A estrutura tripartida que até hoje vigora no Ministério das Relações Exteriores, composta de secretaria de Estado, missões diplomáticas e repartições consulares iniciou-se na administração de José Bonifácio, quando os negócios estrangeiros ainda eram vinculados aos assuntos da pasta do Império (CASTRO, 1983, p. 20). As missões e os consulados, células administrativas no exterior, possuíam estruturas próprias e sua organização variava nos países de acordo com o grau de interesse e parceria do governo brasileiro com a nação estrangeira. A administração central não possuía uma organização especializada nos primeiros anos de sua existência e, assim como a dos demais ministérios, era bastante simplificada, não havendo a divisão das atividades em seções ou diretorias especializadas. Em 1828, no entanto, sob a direção de João Carlos Augusto de Oyenhausen-Gravenburg, o marquês de Aracati, iniciou-se uma reorganização administrativa da pasta (GABLER, 2013).

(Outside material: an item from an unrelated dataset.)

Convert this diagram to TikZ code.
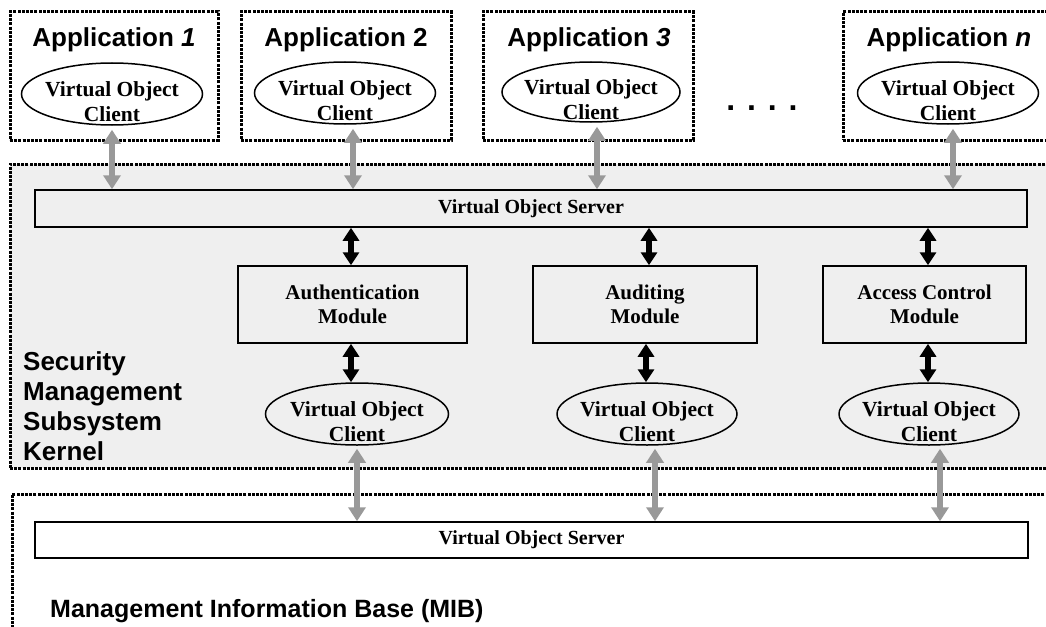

Em 6 de agosto de 1828, por portaria de Aracati, o arquivo da secretaria foi dividido em três repartições e estabelecida a forma de distribuição dos documentos. Em 15 de setembro do mesmo ano, outra portaria repartiu os trabalhos e distribuiu os oficiais da Secretaria dos Estrangeiros por seis divisões. A competência das cinco primeiras era relativa à correspondência interna e externa da secretaria, distribuída de acordo com critérios geográficos. A sexta divisão ficou responsável pelos decretos, certidões e cartas a príncipes. Através da leitura das portarias emitidas entre 1822 e 1828, foi possível identificar ainda a existência de um oficial-maior, responsável pela distribuição dos trabalhos entre os demais oficiais (GABLER, 2013). Anos depois, em 1834, durante a gestão do ministro Aureliano de Sousa e Oliveira Coutinho, foi promulgado o primeiro regimento consular, pelo decreto de 14 de abril de 1834. Nesse mesmo ano, por decreto de 15 de maio, foi promulgado o Regimento das Legações Brasileiras de sua majestade o Imperador do Brasil (CASTRO, 1983, p. 49-53).

Na década de 1840, inicia-se uma sequência de reformas administrativas nas secretarias de Estado e em outros órgãos do Império. É nesse período que a administração dos órgãos públicos começa a se aproximar de um modelo mais burocrático, com a divisão organizacional por funções, o estabelecimento de normas e disposições que orientassem as atividades e serviços e a visão do servidor como um agente do Estado, com atividades e o ingresso no serviço público regulados. Nesse sentido, o processo das reformas administrativas das secretarias de Estado iniciou-se com a estruturação da pasta da Guerra, em 1841, e no ano seguinte foi a vez de Marinha, Justiça, Império e Estrangeiros (CASTRO, 1983, p. 65-66; GABLER, 2013).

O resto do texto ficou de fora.